Along with guitarists and drummers, Manning and Robertson expect to see participation from keyboardists, vocalists and other musicians as the program grows. Initially, they have modest expectations.

“I would be happy to see 10 people the first night,” says Robertson.

The Crossroads program, Manning says, is a natural outgrowth of his company’s decision to focus on music instruction as a way to carve out a niche in the crowded field of music retailing.

Since it was launched three years ago, Sparks Music Center has expanded into two neighboring spaces in a neighborhood shopping center, adding more private rooms for teaching to meet a growing demand.

The larger practice area to be used by the Crossroads program as well as a new dance studio occupy space in across a parking lot from the store’s original location.

A one-time professional musician who returned to the University of Nevada, Reno, to get a degree in music instruction, Manning heard that California retailers had begun organizing sessions for veteran musicians.

He began kicking around the idea with Robertson, a friend of two decades, about a month ago, and the pair moved quickly.

“The challenge will be getting people to come out,” says Robertson. “We really have no idea whether it is going to be a success.”

If the program flies, the organizers say they might add more nights and more locations to the schedule.

An equally big challenge, Robertson says, is trying to figure out what kind of music participants might want. He’s looking for tunes with vocal or rhythmic challenges that aren’t so daunting that they’ll discourage participants.
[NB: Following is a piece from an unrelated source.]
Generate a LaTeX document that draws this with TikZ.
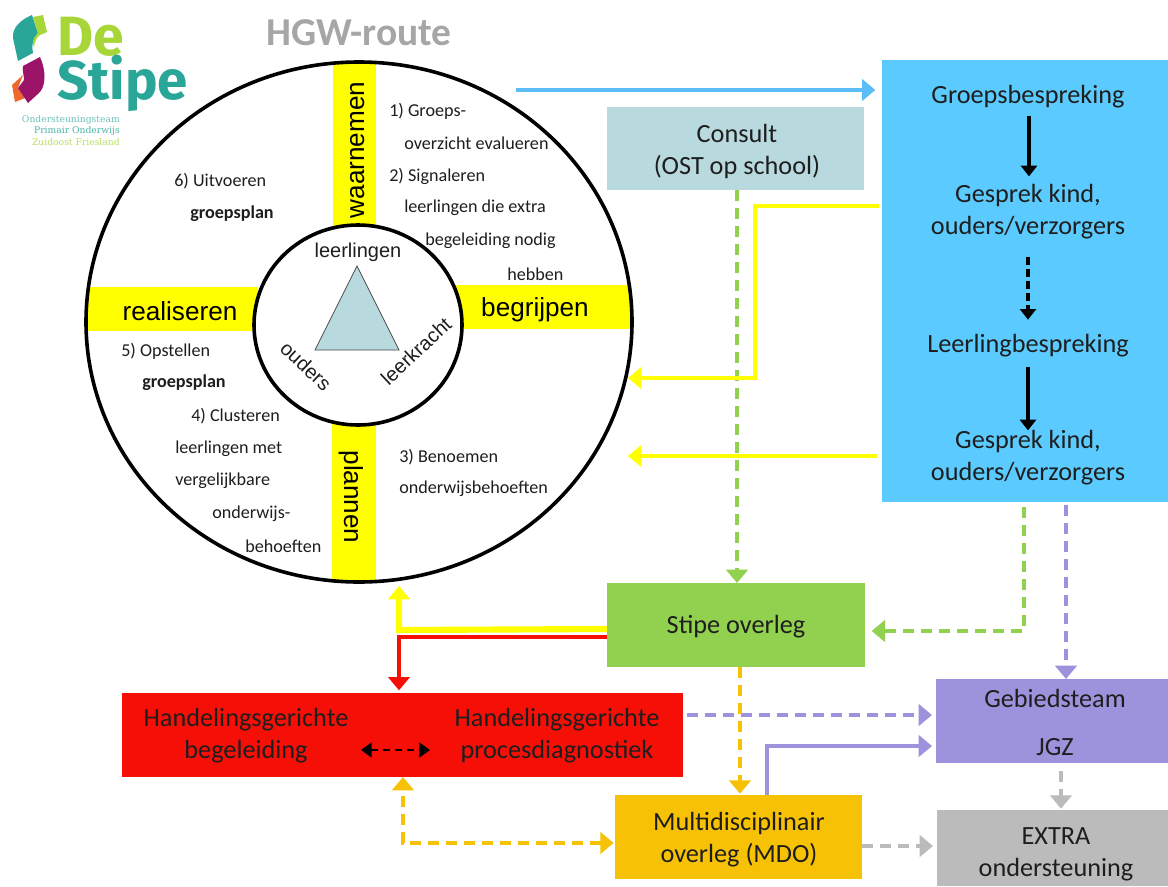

Early selections, he said, include songs from The Beatles, Crosby Stills & Nash and the Moody Blues.

And Robertson, whose other interests in the music business include the bands Doug Robertson & Company and Max Yasgur’s Farm, acknowledges a secondary agenda with the Crossroads program.

With any luck, the promoter says, he might find musicians to launch yet another band to play bars and other venues around town.